Kegan and Lahey have engaged in a rigorous observation, incisive analysis and repeated testing on their own hypothesis throughout the book. They have laid out the templates, practices and learning tasks that anyone can take on and any organizational leader can choose to engage personally or for the organization as a whole. The book in a nutshell, not only shows how a DDO helps its people develop, but also how the DDO culture enables it to come up with original and effective means to meet its most vexing challenges (e.g., in most companies, people are found covering their weaknesses, looking their best and relentlessly tries for managing other people’s impressions instead of focusing on realizing organizational goals)—and capitalize on its most promising opportunities. The intentions of DDO leader of the three cited companies were to work hard on the culture of their organizations every day to enhance the business and the development of its employees. An important takeaway from their leadership skills is that the relationship between realizing human potential and organizational potential in those companies is dialectic and not a trade-off. It is believed that those companies have something provocative to teach about a new route to business success.

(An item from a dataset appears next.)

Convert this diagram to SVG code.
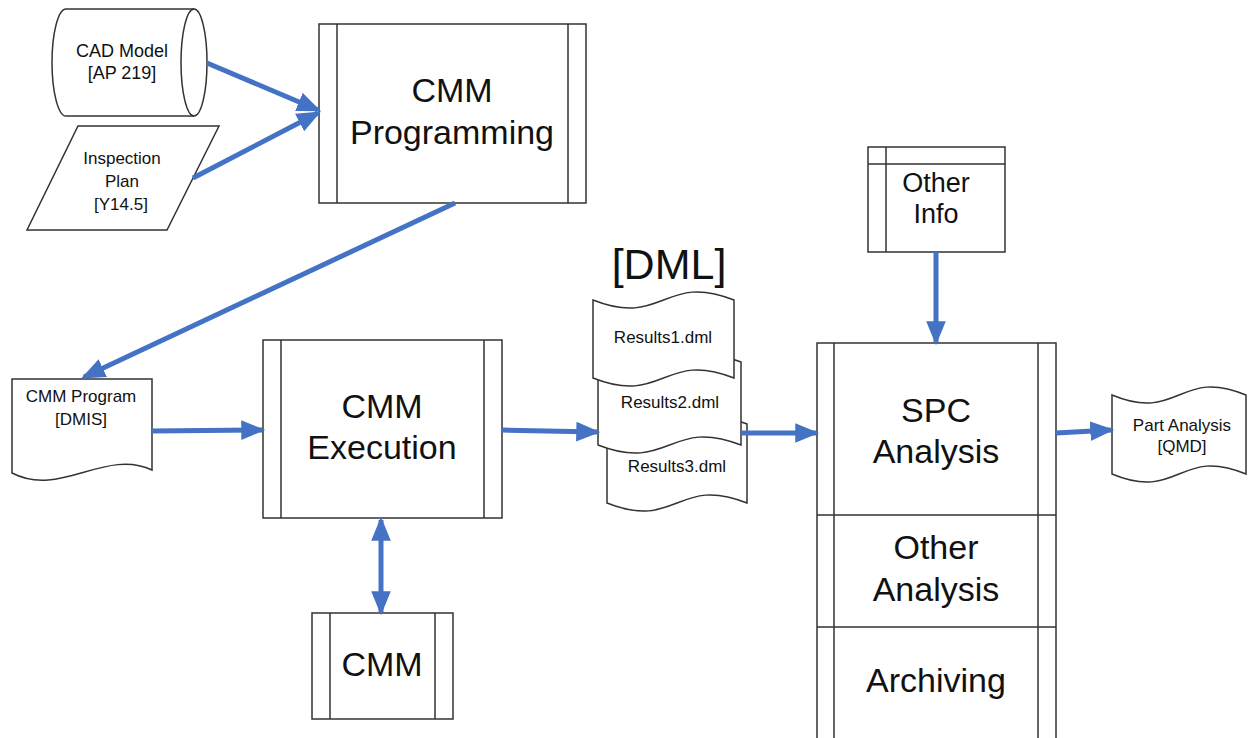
<svg xmlns="http://www.w3.org/2000/svg" width="1248" height="738" viewBox="0 0 1248 738">
<defs>
<style>
.s{fill:#fff;stroke:#333;stroke-width:1.5}
.l{fill:none;stroke:#333;stroke-width:1.5}
.t{font-family:"Liberation Sans",Arial,sans-serif;fill:#111;text-anchor:middle}
.c{fill:none;stroke:#4472C4;stroke-width:5}
</style>
<marker id="ah" markerUnits="userSpaceOnUse" markerWidth="24" markerHeight="20" viewBox="0 0 22 18" refX="19" refY="9" orient="auto-start-reverse">
<path d="M0,0 L22,9 L0,18 z" fill="#4472C4"/>
</marker>
</defs>
<rect width="1248" height="738" fill="#fff"/>

<g id="cad-model">
<path class="s" d="M66,9 L194,9 A13,53.5 0 0 1 194,116 L66,116 A14,53.5 0 0 1 66,9 Z"/>
<path class="l" d="M194,9 A13,53.5 0 0 0 194,116"/>
<text class="t" x="122" y="57" font-size="18">CAD Model</text>
<text class="t" x="122" y="79" font-size="18">[AP 219]</text>
</g>

<g id="inspection-plan">
<path class="s" d="M78,126 L219,126 L167,230 L27,230 Z"/>
<text class="t" x="122" y="164" font-size="17">Inspection</text>
<text class="t" x="122" y="187" font-size="17">Plan</text>
<text class="t" x="121" y="210" font-size="17">[Y14.5]</text>
</g>

<g id="cmm-programming">
<rect class="s" x="319" y="24" width="267" height="179"/>
<path class="l" d="M337,24 V203 M568,24 V203"/>
<text class="t" x="452" y="102" font-size="34">CMM</text>
<text class="t" x="452" y="144" font-size="34">Programming</text>
</g>

<g id="cmm-program">
<path class="s" d="M12,379 H152 V470 C105,448 60,498 12,473 Z"/>
<text class="t" x="81" y="402" font-size="17">CMM Program</text>
<text class="t" x="81" y="425" font-size="17">[DMIS]</text>
</g>

<g id="cmm-execution">
<rect class="s" x="263" y="340" width="239" height="178"/>
<path class="l" d="M281,340 V518 M484,340 V518"/>
<text class="t" x="382" y="418" font-size="34">CMM</text>
<text class="t" x="382" y="459" font-size="34">Execution</text>
</g>

<g id="cmm">
<rect class="s" x="312" y="613" width="141" height="106"/>
<path class="l" d="M330,613 V719 M435,613 V719"/>
<text class="t" x="382" y="676" font-size="34">CMM</text>
</g>

<g id="dml">
<text class="t" x="669" y="279" font-size="43">[DML]</text>
<path class="s" d="M607,424 C677,452 677,396 747,424 V503 C677,475 677,531 607,503 Z"/>
<text class="t" x="677" y="472" font-size="17">Results3.dml</text>
<path class="s" d="M598,362 C669.5,390 669.5,334 741,362 V445 C669.5,417 669.5,473 598,445 Z"/>
<text class="t" x="670" y="408" font-size="17">Results2.dml</text>
<path class="s" d="M593,300 C663.5,328 663.5,272 734,300 V378 C663.5,350 663.5,406 593,378 Z"/>
<text class="t" x="663" y="343" font-size="17">Results1.dml</text>
</g>

<g id="other-info">
<rect class="s" x="868" y="147" width="137" height="105"/>
<path class="l" d="M868,164 H1005 M886,147 V252"/>
<text class="t" x="936" y="192" font-size="27">Other</text>
<text class="t" x="936" y="223" font-size="27">Info</text>
</g>

<g id="spc-analysis">
<rect class="s" x="817" y="343" width="239" height="420"/>
<path class="l" d="M834,343 V763 M1038,343 V763 M817,515 H1056 M817,627 H1056"/>
<text class="t" x="936" y="422" font-size="34">SPC</text>
<text class="t" x="936" y="463" font-size="34">Analysis</text>
<text class="t" x="936" y="559" font-size="34">Other</text>
<text class="t" x="936" y="601" font-size="34">Analysis</text>
<text class="t" x="936" y="692" font-size="34">Archiving</text>
</g>

<g id="part-analysis">
<path class="s" d="M1112,395 C1179,423 1179,367 1246,395 V474 C1179,446 1179,502 1112,474 Z"/>
<text class="t" x="1182" y="431" font-size="17">Part Analysis</text>
<text class="t" x="1182" y="452" font-size="17">[QMD]</text>
</g>

<g id="connectors">
<line class="c" x1="207" y1="63" x2="318" y2="110" marker-end="url(#ah)"/>
<line class="c" x1="193" y1="178" x2="318" y2="113" marker-end="url(#ah)"/>
<line class="c" x1="455" y1="203" x2="84" y2="377" stroke-width="6" marker-end="url(#ah)"/>
<line class="c" x1="152" y1="431" x2="262" y2="430" marker-end="url(#ah)"/>
<line class="c" x1="502" y1="430" x2="597" y2="432" marker-end="url(#ah)"/>
<line class="c" x1="381" y1="520" x2="381" y2="612" marker-start="url(#ah)" marker-end="url(#ah)"/>
<line class="c" x1="741" y1="433" x2="816" y2="433" marker-end="url(#ah)"/>
<line class="c" x1="936" y1="252" x2="936" y2="342" marker-end="url(#ah)"/>
<line class="c" x1="1056" y1="433" x2="1111" y2="430" marker-end="url(#ah)"/>
</g>
</svg>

Finally, DDO raises one fundamental question that needs to be understood by learners and practitioners of HR fraternity is to understand what’s possible at work now—and what the future of work might be. The validity of the proposition made by Kegan and Lahey starts from the perspective of organizational performance and then considers the view from the individual employee’s side. Today’s organizations face more challenges than ever before and at an ever increasing pace. Meeting those challenges requires something more than smarter strategy; it requires smarter people—people who can overcome their blind spots, who are neither overly confident nor overly humble, who can stand on the field and get above it at the same time. DDO advocates for creating organizations in which people are unafraid to openly discuss their development goals, in essence creating a normative culture of learning and growth. In doing so, organizations reap immense benefits from the collective energy released when employees are encouraged to let their vulnerabilities “out of the closet” on behalf of learning and hence. Therefore, HR practitioners need to steer themselves to grow individual and collective capability and, in particular, the ability to transform their team, unit or organization. Kegan and Lahey stated that such “adaptive capacity” is not so easy to develop. It needs to be grown from within. For HR aspirants, especially the graduate and undergraduate student, reading this book will make them to experience how today workers’ search is for personal development can be fused with an organization’s pursuit of better performance. Particularly, HR aspirants seeking for specializing in the field of talent management may find this book more interesting as it may appreciate the individual and collective capabilities of people at work. DDOs seek to realize human potential, a part of which flows from the everyday act of supporting and witnessing others’ growth and flourishing, not just one’s own, from helping others become more fully themselves. The prescribed formula for success coined by the authors of the book is: “Better Me + Better You = Better Us.”
The approach of the three exemplar organizations cited in the book is interesting. Their attention for personnel development and the ways in which they have built development into their routine operations are noteworthy. We recommend HR scholars and managers to follow DDO principles for the betterment of their organization as it’s a whole new way of being at work, where the key to success is developing everyone. Albeit the merits, somehow we have found that the writing style continues to be difficult after Chapter 4, making those great ideas paralleling human individual development with our behaviours in groups somewhat inaccessible. The last two chapters seemed a bit disconnected to us and read somewhat like an advertisement for the authors’ consulting services. However, as a whole, the book is inspiring, challenging and deeply thoughtful. It provides a vision for how an organizational environment could truly support profound individual, organizational growth and the foundation for what needs to be present to do this in a healthy way.